Under Armour CEO Kevin Plank (File)

‘We are playing the long game, and we’re the best at getting better,’ says Under Armour CEO Kevin Plank. (File Photo)

Under Armour announced a $29 million operating loss for the first quarter of 2018, but executives Tuesday said they’re confident in their plan to make the Baltimore-based athletic apparel manufacturer a stronger company.

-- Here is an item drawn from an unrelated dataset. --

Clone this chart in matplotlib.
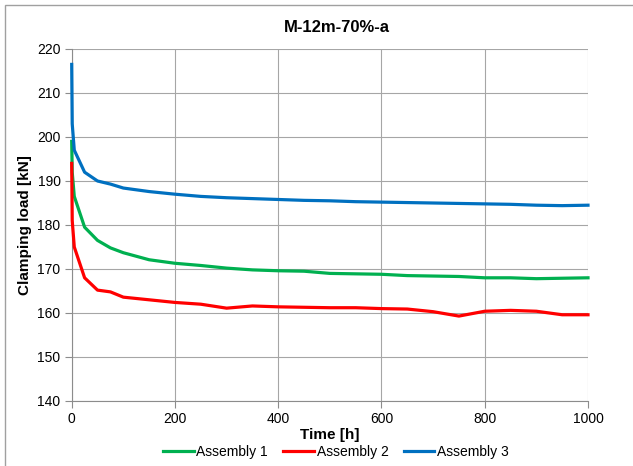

Operating income is expected to reach between $20 million and $30 million this year. That projection excludes the impact of restructuring efforts. The company reported a 6 percent increase in revenue at $1.2 billion.
“Our first-quarter results should be taken as a solid indicator that we’re making solid progress toward these goals,” Kevin Plank, Under Armour CEO and chairman, said during Tuesday’s earnings call.
Under Armour’s stock price was up and down throughout the day, ending up 1.52 percent at $18.03 a share.
Under Armour reported wholesale revenue is up 1 percent to $779 million and direct-to-consumer revenue is up 17 percent to $352 million. That portion of business represented 30 percent of Under Armour’s global revenue.
Revenue from North America was down by 1 percent, but international business increased 27 percent at the start of the year. Under Armour’s stock produced .07 cents diluted earnings per share in the first quarter.
Gross margin is expected to increase by 50 basis points to 45.5 percent due to product cost, lower promotional activity and changes in foreign currency.
Net revenue is expected to be up through 2018 by low single digits based on an anticipated single-digit decline in North America and a 25 percent boost from international sales. That’s in line with projections the company made during its last earnings call in February.
Mitch Kummetz, senior analyst at Pivotal Research Group, said the quarter was a mixed bag for the company.  If Under Armour can reach its 2018 numbers and show it’s stabilized, he said, that will be a win for the company.  But he said he was concerned the company is basing its expectations on strong sales in the second half that may not materialize.

Under Armour has a high amount of inventory, he said, and if anticipated sales fall short the company may end up making aggressive promotional offers to sell that stock, undercutting expectations.  While the company is bullish on new products such as its HOVR running shoes, struggling retail distributors looking to boost sales may not have as a top priority selling $100-plus running shoes.

“I don’t see that as something a lot of retailers will focus on,” Kummetz said.
The company’s first-quarter performance follows a year-end boost based on stronger-than-expected revenue growth, largely from international sales. The once high-flying company struggled in 2017 after it grappled with several facets of its business, including strategy and operations.
Last year Under Armour posted a net loss of $48 million for the year and an operating loss of $37 million in the final quarter of 2017.
The message from executives during Tuesday’s call was similar to the one they delivered at the close of 2017. Plank reiterated his vow to make the company a “loud brand and quiet company” as it streamlined operations to produce sustainable and profitable growth.
“We are playing the long game, and we’re the best at getting better,” he said.
Executives said the performance of new products, such as the HOVR running shoe and Rock Style sneakers, are reasons for optimism. Those products have proven to be strong sellers for the company after some signature products, like previous iterations of basketball star Stephen Curry’s signature shoe, failed to produce expected results.
“When we do have the right product, the right style, and we communicate it with the right style, the consumer is there for us,” Plank said.
Plank said the company is satisfied with its relationship with the struggling Dick’s Sporting Goods and isn’t looking to add new distributors. The company will continue to try and improve product flow that has previously bedeviled operations while providing “solutions they didn’t know they needed.”
The company’s focus, and where Plank feels Under Armour has an advantage over competitors such as Nike and Adidas, will be producing high-quality products targeted at athletes.
“Fundamentally the process starts and begins with athletes,” Plank said.